Tous contre le viol des femmes et des enfants
En réaction à la recrudescence des viols ces derniers mois, l’association des femmes tunisiennes pour la recherche et le développement (Afturd) a organisé hier une manifestation sur la place de La Kasbah
En réaction à la recrudescence des viols ces derniers mois, l’association des femmes tunisiennes pour la recherche et le développement (Afturd) a organisé hier une manifestation sur la place de La Kasbah
Malgré la chaleur de ce mercredi 12 septembre, dès midi et quart une trentaine de femmes s’installent sur la Place de La Kasbah. Banderoles et pancartes à la main, elles sont venues dénoncer la multiplicité des crimes de viol ces derniers mois subis par les femmes et les enfants.
« Honte aux violeurs et non pas aux victimes », « Non à l’allégement de la peine des violeurs », « Besoin de programmes de prévention des agressions sexuelles dans les jardins d’enfants et les institutions éducatives », lit-on parmi les slogans brandis par les manifestantes.
La plupart ont répondu présentes à l’invitation de l’association des femmes tunisiennes pour la recherche et le développement (Afturd) lancée il y a quelques jours sur les réseaux sociaux pour une mobilisation générale. L’appel visait toutes les composantes de la société civile, les défenseurs des droits des femmes et des enfants et tous ceux et celles qui luttent contre les violences à l’égard des femmes et des enfants.
« Un drame qui peut arriver à n’importe qui. D’où la nécessité d’en parler pour que les victimes ne se murent pas dans le silence et la culpabilité », soutient Ivette, venue de Hammamet manifester sa solidarité avec le mouvement en compagnie de mari et amie.
Un appel aux autorités pour appliquer fermement la loi
« Tenir notre rassemblement de sensibilisation sur la Place de La Kasbah revêt une symbolique. Il s’agit d’une alerte lancée à l’adresse du gouvernement quant à l’urgence de la prise des mesures nécessaires contre ce fléau dévastateur », insiste Salwa Kennou, présidente de l’afturd.
Elle ajoute : « Les autorités doivent appliquer fermement la loi contre les violeurs, contrôler les récidivistes, protéger les populations vulnérables particulièrement dans les jardins d’enfants, les centres d’intégration sociale et les lieux de rééducation des handicapés, prendre en charge les victimes et mettre en oeuvre une stratégie de lutte contre ces crimes ».
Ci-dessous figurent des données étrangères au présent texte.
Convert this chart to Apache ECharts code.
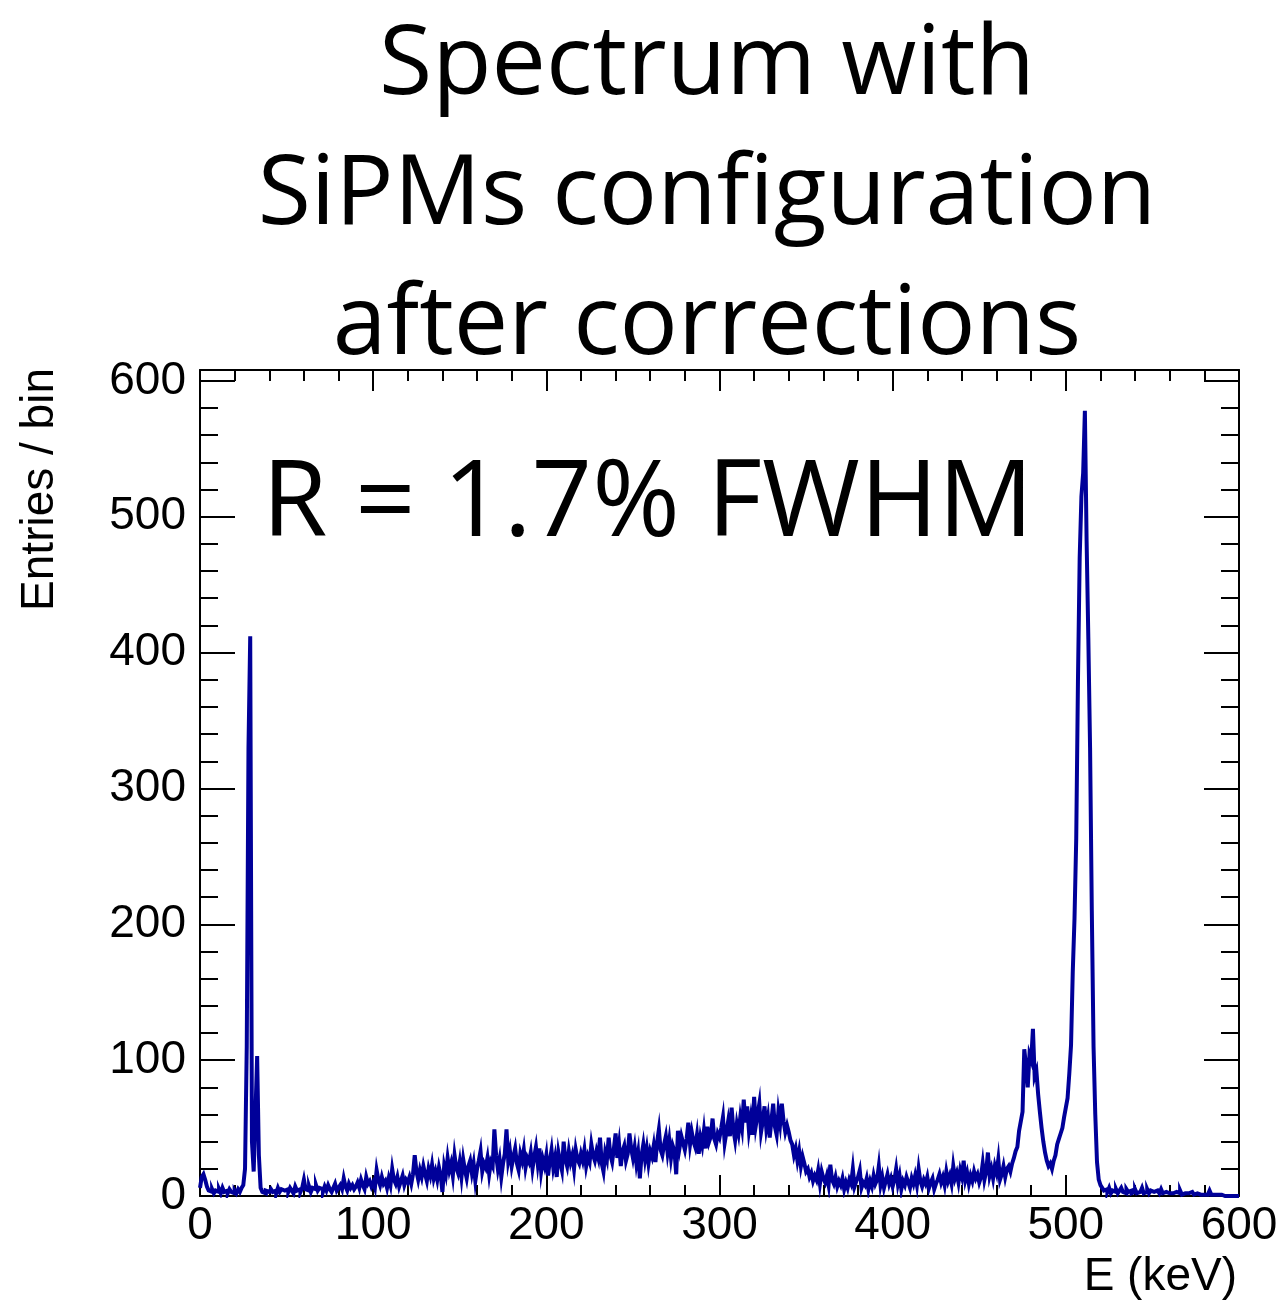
<!DOCTYPE html>
<html>
<head>
<meta charset="utf-8">
<script src="https://cdn.jsdelivr.net/npm/echarts@6/dist/echarts.min.js"></script>
<style>
html,body{margin:0;padding:0;background:#fff;}
#c{width:1285px;height:1300px;}
</style>
</head>
<body>
<div id="c"></div>
<script>
// ---- data ----
const titleLines = ['Spectrum with', 'SiPMs configuration', 'after corrections'];
const annotation = 'R = 1.7% FWHM';
const xTitle = 'E (keV)';
const yTitle = 'Entries / bin';
const xMin = 0, xMax = 600, xStep = 100;
const yMin = 0, yMax = 608, yStep = 100;
const binWidth = 1; // keV
// counts per 1 keV bin, 0..599 keV
const counts = [
6,14,16,12,7,4,3,5,2,4,
3,5,2,6,3,4,2,5,3,2,
4,2,5,3,6,8,20,110,330,412,
40,18,60,103,30,6,3,2,4,3,
2,5,3,4,2,6,3,5,4,3,
5,3,6,4,2,7,4,5,3,6,
12,5,4,7,3,6,5,8,4,6,
5,3,7,4,8,5,3,6,9,4,
6,8,5,13,7,4,9,6,8,5,
7,10,6,12,8,5,14,9,11,7,
10,6,19,12,8,14,9,11,6,13,
8,20,12,9,14,7,11,15,8,12,
10,14,9,16,30,18,12,19,14,22,
16,11,20,15,23,13,18,12,21,15,
3,22,16,28,19,24,15,30,21,17,
25,14,27,19,13,22,26,17,24,11,
20,26,33,18,24,21,28,16,25,22,
49,30,20,27,14,24,31,49,26,33,
22,29,35,24,19,31,26,34,21,28,
25,32,20,29,36,24,35,18,27,22,
30,15,26,34,21,28,14,32,25,19,
40,27,22,33,25,30,20,34,27,24,
31,26,34,22,29,25,38,30,26,33,
28,43,24,18,32,27,43,30,25,35,
46,28,38,22,33,37,26,31,46,35,
28,36,24,32,13,30,38,27,35,24,
33,29,37,25,40,49,34,30,38,44,
32,41,28,37,33,16,48,36,44,39,
34,42,54,38,47,40,36,45,31,43,
37,48,35,51,40,44,57,42,38,46,
43,50,58,39,47,55,44,65,49,41,
53,46,58,50,71,54,66,48,57,45,
73,52,60,68,47,55,66,50,58,43,
56,68,51,45,62,53,68,55,47,52,
47,41,38,30,35,26,33,22,29,24,
18,20,14,17,11,15,12,19,9,18,
13,10,15,8,23,12,9,14,7,11,
8,13,5,10,6,12,9,20,7,11,
14,19,6,10,8,13,5,11,7,15,
9,12,22,8,14,6,11,16,9,13,
7,12,20,9,15,5,11,8,14,10,
6,13,9,15,8,20,11,7,12,9,
14,6,10,13,5,9,12,16,10,14,
8,18,11,15,9,22,13,17,10,19,
14,26,12,17,9,15,11,18,13,16,
10,14,24,12,18,32,15,20,13,22,
17,27,12,16,22,14,20,22,18,24,
28,33,36,48,55,62,108,96,80,104,
100,123,88,92,75,62,50,40,32,26,
22,24,20,26,30,38,42,46,50,58,
65,72,90,111,165,204,263,379,470,515,
532,578,482,410,330,210,110,60,25,12,
8,6,4,5,3,6,2,4,3,5,
2,4,6,3,2,5,3,4,2,3,
5,2,3,4,6,2,3,5,2,4,
3,2,4,3,2,5,2,3,4,2,
3,2,1,3,2,2,4,1,2,3,
2,1,3,2,1,2,3,1,2,1,
2,1,2,4,1,1,2,1,0,1,
0,0,0,0,0,0,0,0,0,0
];

// ---- build ----
const histData = counts.map((v, i) => [xMin + i * binWidth, v]);
histData.push([xMin + counts.length * binWidth, counts[counts.length - 1]]);

const labelFont = 'Liberation Sans, Arial, Helvetica, sans-serif';
const titleFont = '"Open Sans", Lato, sans-serif';
const black = '#000';

// fit display-text size to the target ink widths of the reference
const ctx = document.createElement('canvas').getContext('2d');
function fitSize(text, targetWidth, base) {
  ctx.font = base + 'px ' + titleFont;
  const w = ctx.measureText(text).width;
  return Math.round(base * targetWidth / w);
}
const titleSize = Math.round((fitSize(titleLines[0], 660, 100) + fitSize(titleLines[1], 890, 100) + fitSize(titleLines[2], 760, 100)) / 3);
const annSize = fitSize(annotation, 775, 100);

function xAxisCfg(pos, showLabel) {
  return {
    type: 'value', position: pos, min: xMin, max: xMax, interval: xStep,
    axisLine: { show: true, onZero: false, lineStyle: { color: black, width: 2 } },
    axisTick: { show: true, inside: true, length: 21, lineStyle: { color: black, width: 2 } },
    minorTick: { show: true, splitNumber: 5, length: 11, lineStyle: { color: black, width: 2 } },
    splitLine: { show: false }, minorSplitLine: { show: false },
    axisLabel: { show: showLabel, fontSize: 46, fontFamily: labelFont, color: black, margin: 7 }
  };
}
function yAxisCfg(pos, showLabel) {
  return {
    type: 'value', position: pos, min: yMin, max: yMax, interval: yStep,
    axisLine: { show: true, onZero: false, lineStyle: { color: black, width: 2 } },
    axisTick: { show: true, inside: true, length: 35, lineStyle: { color: black, width: 2 } },
    minorTick: { show: true, splitNumber: 5, length: 18, lineStyle: { color: black, width: 2 } },
    splitLine: { show: false }, minorSplitLine: { show: false },
    axisLabel: {
      show: showLabel, fontSize: 46, fontFamily: labelFont, color: black, margin: 14,
      showMaxLabel: false,
      formatter: v => (v % yStep === 0 ? String(v) : '')
    }
  };
}

const chart = echarts.init(document.getElementById('c'), null, { renderer: 'canvas' });
const titleGraphics = titleLines.map((t, i) => ({
  type: 'text', x: 707, y: 115 + i * 130,
  style: { text: t, font: titleSize + 'px ' + titleFont, fill: black, textAlign: 'center', textVerticalAlign: 'bottom' }
}));

chart.setOption({
  animation: false,
  backgroundColor: '#fff',
  grid: { left: 200, right: 46, top: 370, bottom: 104, containLabel: false },
  xAxis: [xAxisCfg('bottom', true), xAxisCfg('top', false)],
  yAxis: [yAxisCfg('left', true), yAxisCfg('right', false)],
  series: [{
    type: 'line', step: 'end', xAxisIndex: 0, yAxisIndex: 0,
    data: histData, symbol: 'none', clip: true,
    lineStyle: { color: '#000099', width: 4, join: 'miter' }
  }],
  graphic: titleGraphics.concat([
    { type: 'text', x: 262, y: 559,
      style: { text: annotation, font: annSize + 'px ' + titleFont, fill: black, textAlign: 'left', textVerticalAlign: 'bottom' } },
    { type: 'text', x: 1237, y: 1277,
      style: { text: xTitle, font: '46px ' + labelFont, fill: black, textAlign: 'right', textVerticalAlign: 'middle' } },
    { type: 'text', x: 40, y: 368, rotation: Math.PI / 2,
      style: { text: yTitle, font: '46px ' + labelFont, fill: black, textAlign: 'right', textVerticalAlign: 'middle' } }
  ])
});
</script>
</body>
</html>
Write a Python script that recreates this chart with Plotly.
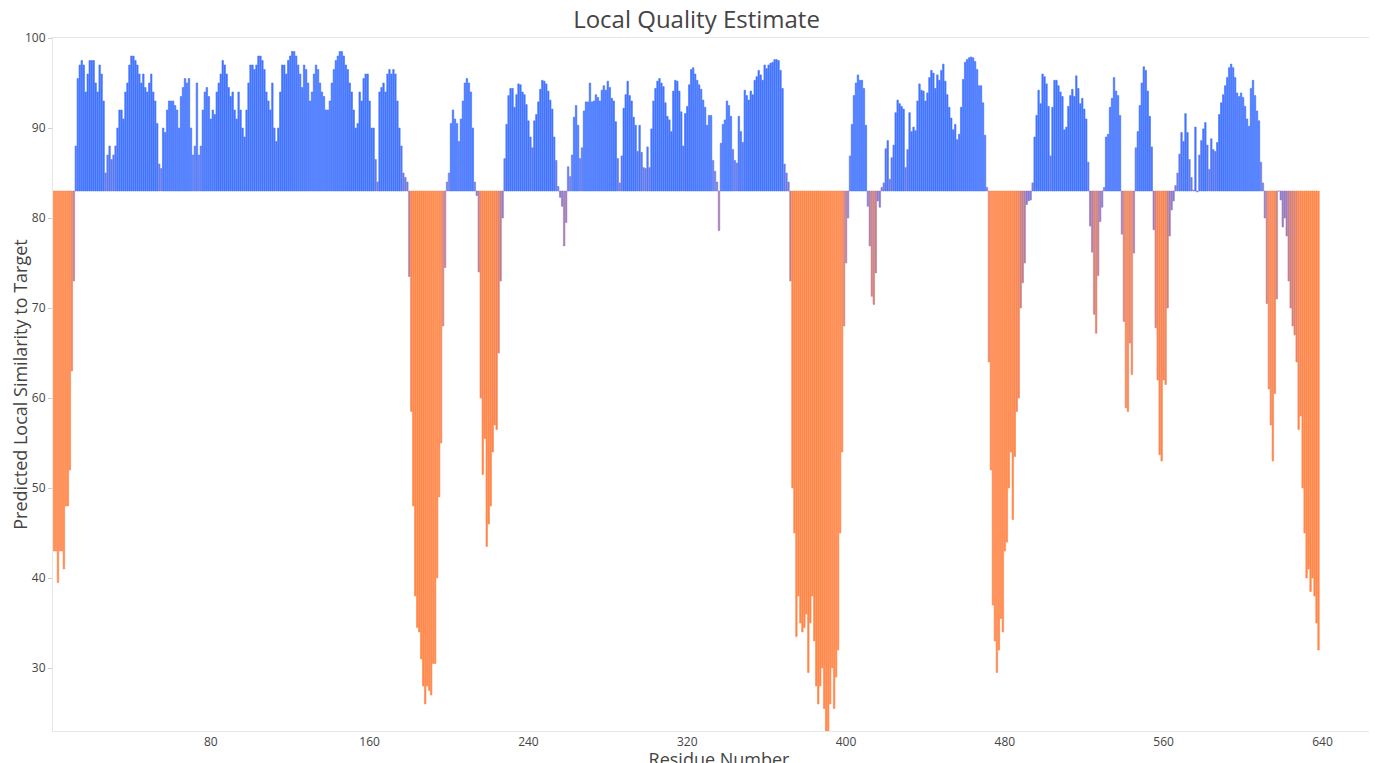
import plotly.graph_objects as go

BASE = 83

# per-residue scores in runs
seg_a = [43, 43, 39.5, 43, 43, 41, 48, 48, 52, 63, 73]
seg_b = [88, 95.5, 97, 97.5, 97, 94, 96, 97.5, 97.5, 97.5, 95, 94, 97, 96, 93,
         85, 87, 88, 86.5, 87, 88, 90, 92, 92, 91,
         94, 95, 97, 98, 98, 97.5, 97, 96, 95, 96, 94.5, 94, 95, 96,
         94, 93, 90.5, 86, 85.5, 90, 89.5, 92, 93, 93,
         93, 92.5, 92, 90, 93.5, 94.5, 95.5, 95, 95.5, 90,
         87, 88, 95, 87, 88, 92, 94, 94.5, 93.5, 91,
         92, 91.5, 94, 95, 96, 97.5, 97, 96, 94.5, 93.5,
         94, 92, 91, 94, 92, 90, 89, 92, 95, 97,
         97, 96.5, 97, 98, 98, 97.5, 96.5, 94, 93, 92,
         95, 90, 88.5, 90, 94, 97, 97, 96, 97.5, 98,
         98.5, 98.5, 98, 97, 96, 94.5, 97, 96.5, 95, 93,
         94, 96, 97, 96.5, 95, 94, 93.5, 92, 92, 93,
         95, 96.5, 97.5, 98, 98.5, 98.5, 98, 97, 96.5, 95,
         94, 92, 90, 90.5, 94, 93, 95.5, 96, 96, 93,
         90, 90, 86.5, 84, 94, 94.5, 95, 94, 96, 96.5,
         96, 96.5, 96, 93, 90, 88, 85, 84.5, 84]
seg_c = [73.5, 58.5, 48, 38, 34.5, 34, 31, 28, 26, 28, 27.5, 27, 30.5, 30.5,
         40, 49, 55, 68, 74.5]
seg_d = [84, 85, 90.5, 92, 91, 90.5, 88.5, 91, 93, 95, 95.5, 95, 94, 90, 84, 82.5]
seg_e = [74, 60, 51.5, 55.5, 43.5, 46, 48, 54, 57, 56.5, 65, 73, 80]
seg_f = [86.6, 90.4, 93.6, 94.4, 94.4, 92.3, 93.7, 94.9, 94.8, 94, 93.7, 92.6,
         90.8, 89, 87.8, 90.8, 91.5, 92.9, 94.3, 95.3, 95.2, 94.9, 94.1, 93.1,
         92.1, 89, 86.4, 83.5, 82.3, 81.3, 76.9, 79.5, 85.7, 84.6, 87, 91.2,
         92.5, 90.3, 86.6, 87.8, 91.9, 92.9, 92.9, 95, 92.9, 93, 93.7, 93.4,
         93, 94.2, 94.7, 94.2, 95.2, 94.5, 93.3, 93, 90.7, 86.6, 83.9, 86.9,
         92.2, 93.7, 95.2, 93.6, 93, 91.2, 90.3, 87.4, 90.3, 87.3, 85.6, 85.5,
         87.9, 85.6, 89.9, 93.0, 94.4, 95.2, 95.5, 95.0, 94.6, 92.8, 91.3, 90.9,
         89.6, 94.1, 95.3, 95.2, 94.1, 91.8, 88, 91.6, 92.4, 94.8, 96.5, 96.7,
         96, 95.3, 94.8, 94.3, 93.1, 92.3, 90.3, 91.4, 91.4, 86.4, 85.2, 84,
         78.6, 88.3, 90.4, 90.9, 93, 92.5, 91.3, 87.6, 86.4, 86.1, 91.3, 89.6,
         88.4, 94.2, 93.6, 93.1, 94.1, 93.7, 95.3, 95.7, 96.4, 95.9, 95.3, 97,
         96.6, 97, 97.2, 97.3, 97.6, 97.6, 97.5, 96.4, 94.4, 86, 85, 84]
seg_g = [73, 50, 45, 33.5, 38, 35, 34, 34.5, 36, 29.5, 35, 38, 33, 28, 26, 28,
         30, 25.5, 23, 22.5, 26, 30, 25.5, 29, 32, 45, 54, 68, 75, 80]
seg_h = [86.9, 90.4, 93.6, 95, 95.9, 95.3, 95.3, 94.4, 90.3, 81.3, 76.9, 71.3,
         70.4, 73.9, 81.9, 81.2, 83.4, 83.9, 87.7, 88.6, 84.3, 86.7, 88.1, 91.7,
         93.1, 92.7, 92.4, 92.1, 85.6, 87.6, 91.7, 89.6, 90.1, 89.7, 93, 94.9,
         94.2, 94.1, 93, 93.9, 95.6, 96.4, 96.1, 94.4, 95.9, 95.3, 96.4, 97.1,
         95.2, 93.7, 92.3, 91.1, 89.8, 90.4, 88.7, 89.3, 92.3, 95.4, 97.3, 97.6,
         97.8, 97.9, 97.8, 97.4, 96.5, 94.7, 94.7, 92.8, 89.2, 83.4]
seg_i = [64, 52, 37, 33, 29.5, 32, 35.5, 34, 43, 44, 50, 54, 46.5, 53.5, 58.5,
         60, 70, 72.8, 75, 81.5, 81.9, 82]
seg_j = [83.9, 89, 91.4, 94.2, 92.7, 96, 95.7, 94.9, 92.4, 86.9, 92.3, 95.3,
         95.3, 94.7, 94, 93.5, 89.8, 90.1, 92.4, 93.6, 94.3, 93.5, 95.8, 94.4,
         92.7, 93.3, 92.1, 91, 86.2, 79.1, 76.2, 69.3, 67.2, 73.6, 79.6, 81.2,
         83.4, 89, 89.3, 92.3, 93.3, 95.6, 94.1, 93.6, 91.4, 78.2, 68.5, 58.9,
         58.5, 66.1, 62.6, 76.1, 87.8, 89.6, 92.5, 95, 96.8, 96.4, 94.1, 91.3,
         87.9, 78.7, 67.8, 62, 53.7, 53, 62, 61.5, 70, 78, 80.9, 81.9]
seg_k = [83.6, 85, 87.1, 89.5, 88.5, 91.6, 89.5, 86.5, 84.5, 83.1, 90.1, 82.9,
         87, 88.6, 89.9, 90.6, 88.1, 85.4, 88.8, 87.6, 87.4, 88.4, 91.5, 92.8,
         93.7, 94.7, 95.6, 96.7, 97.1, 96.7, 95.6, 93.9, 93.5, 93.9, 93.4, 92.4,
         91, 90.2, 94.4, 95.3, 93.6, 91.9, 90.8, 86.2, 83.9]
seg_l = [80, 70.5, 61, 57, 53, 60.5, 71, 83, 82, 79, 80, 78, 73, 70, 68, 67, 64,
         56.5, 58, 50, 45, 40, 41, 38.5, 40, 38, 35, 32]

scores = (seg_a + seg_b + seg_c + seg_d + seg_e + seg_f + seg_g + seg_h
          + seg_i + seg_j + seg_k + seg_l)
residues = list(range(1, len(scores) + 1))

xticks = [80, 160, 240, 320, 400, 480, 560, 640]
yticks = [30, 40, 50, 60, 70, 80, 90, 100]

scale = [[0, "#ff7a35"], [0.3, "#f2784a"], [0.55, "#c47078"], [0.75, "#8a6cc0"],
         [0.88, "#5a6ee8"], [1, "#2f66ff"]]

fig = go.Figure()
fig.add_trace(go.Bar(
    x=residues,
    y=[s - BASE for s in scores],
    base=BASE,
    marker=dict(color=scores, colorscale=scale, cmin=50, cmax=90,
                line=dict(color=scores, colorscale=scale, cmin=50, cmax=90, width=0.6)),
    opacity=0.9,
))

fig.update_layout(
    width=1377, height=763,
    plot_bgcolor="white", paper_bgcolor="white",
    margin=dict(l=45, r=0, t=30, b=40),
    bargap=0.25,
    showlegend=False,
    font=dict(family="Open Sans", color="#444"),
    title=dict(text="Local Quality Estimate", x=0.5, y=0.985, xanchor="center",
               yanchor="middle", font=dict(size=24, color="#444")),
)
fig.update_xaxes(title=dict(text="Residue Number", font=dict(size=18), standoff=0),
                 range=[0.5, max(671.5, len(scores) + 0.5)], tickvals=xticks,
                 showgrid=False, zeroline=False, automargin=False,
                 showline=True, linecolor="#e6e6e6", mirror=True, tickfont=dict(size=12))
fig.update_yaxes(title=dict(text="Predicted Local Similarity to Target", font=dict(size=18), standoff=4),
                 range=[23, 100], tickvals=yticks, showgrid=False, zeroline=False,
                 automargin=False,
                 showline=True, linecolor="#e6e6e6", mirror=True, ticks="outside",
                 ticklen=4, tickcolor="#ccc", tickfont=dict(size=12))

fig.write_html("out.html")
Dans un précédent communiqué, L’ONG s’était inquiétée de la multiplication des crimes de viol des femmes et des enfants en Tunisie : « Des affaires de viols atroces, dont les derniers ont été perpétrés contre une enfant de trois ans à Gafsa et contre une fillette de huit ans agressée sexuellement par deux enfants de neuf et onze ans à la cité Ibn Khaldoun (Tunis), sans oublier le drame à Bir Al Ach (délégation de Goubellat) où une jeune fille de quinze ans a été enlevée puis violée par un groupe de délinquants et la mère et la grand-mère sauvagement agressées provoquant le décès de cette dernière ».
75 % des femmes ont subi une violence sexuelle dans l’espace public
Déjà en 2016, une étude du Crédif menée dans dix-huit villes différentes, sur un échantillon de 3.873 femmes âgées entre 18 ans et 64 ans, intitulée : « La violence fondée sur le genre dans l’espace public en Tunisie », avait révélé que 75 % des femmes ont subi une violence sexuelle dans l’espace public. Des agressions qui peuvent prendre selon l’étude des formes multiples : importuner, siffler, harceler dans les transports publics, se déshabiller devant quelqu’un, tenter de toucher, toucher, embrasser de force, faire des allusions à caractère sexuel...
Plus récemment, la Loi organique n° 2017-58 du 11 août 2017, relative à l’élimination de la violence à l’égard des femmes, a clairement défini le viol dans son article 227 nouveau. Il s’agit de : « tout acte de pénétration sexuelle, quelle que soit sa nature, et le moyen utilisé commis sur une personne de sexe féminin ou masculin sans son consentement. L’auteur du viol est puni de vingt ans d’emprisonnement. Le consentement est considéré comme inexistant lorsque l’âge de la victime est au-dessous de seize (16) ans accomplis ». La peine atteint la prison à perpétuité quand le criminel est un membre de la famille.
Pour l’afturd, ce rassemblement de sensibilisation fait partie d’une campagne nationale contre les crimes de viol, qui prévoit entre autres la diffusion de spots intitulés « Ne me touche pas » et l’organisation d’ateliers régionaux sur la prévention contre ce drame, dont les traumatismes peuvent durer à vie.